In Jamaica, a Sound System is a popular type of nomadic outdoor concert/party. It is generally regarded as an important part of Jamaican cultural history and responsible for the rise of modern musical styles. Made popular in 1950’s Kingston ghettos, DJs would load a truck with a generator, turntables, and huge speakers and set up street parties. At first, DJs played American R&B, but later on the sound migrated to a local flavor. Vintage images, texts, music samples and films will provide an introduction to the Sound System, its relation to the culture, politics and history of Jamaica and its extremely important influence on rap/hip hop. The film a Roots Rock Reggae - Inside the Jamaican Music Scene (1977) was also screened.


Ginger Brooks Takahashi
An Army of Lovers Cannot Fail
Saturday, June 9, 12 - 4 pm

In November 2004, I initiated ongoing quilting forums organized in homes, galleries, gardens and other public settings. I see the history of family/community quilting as harnessing possibly the foremost political activities: community-building and dialog, creating a sense of belonging for those who participate. The quilting forums are symbolic of the same ideals upheld by my own queer community. While redefining these traditions, this forum brings the spirit of this shared experience to an extended community. Also considering historically outdated modes of production, this quilt has been in progress for over two years, and will require at least one more year to completion. Thankfully, the end product is not the piece, but rather the process —the informal gatherings and invaluable dialog between friends and strangers.


SoYoung Yoon
A Whole Locus of Play
Saturday, June 16and Sunday June 17, 3 -6 pm

Walter Benjamin’s Theses on the Philosophy of History (1940) provides the center of our locus of play. Written only a year after the Nazi-Soviet Pact, it is one of Benjamin’s most enigmatic and urgent essays, ultimately necessitating a radical questioning of the very position from where and when we speak.
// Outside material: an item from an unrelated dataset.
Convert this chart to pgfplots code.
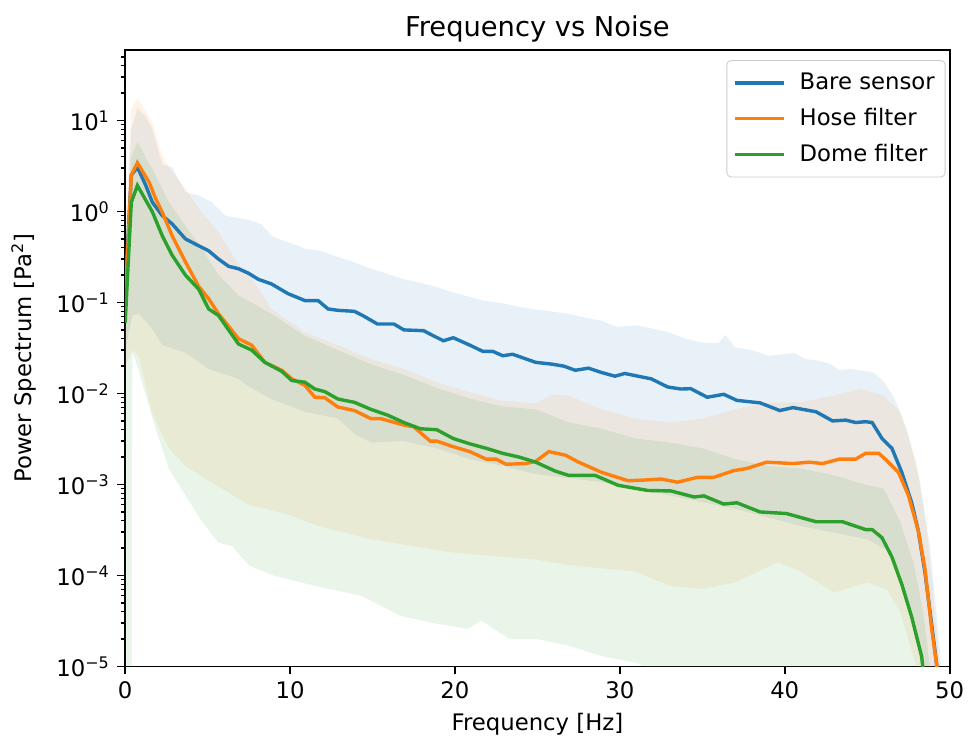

The class addressed this urgency by reading this essay in dialogue with Benjamin’s other writings, especially the Work of Art in the Age of Technological Reproducibility (1935-39), along with the theories and practices of the historical avant-garde: Dada, Surrealism, and the Soviet Avant-garde.

The class saw the reverberations of the essay in our current context, particularly its re-interpretation via the lens of Marxism and psychoanalysis, political theology, political philosophy, film theory as well as its re-articulation in contemporary artistic practice.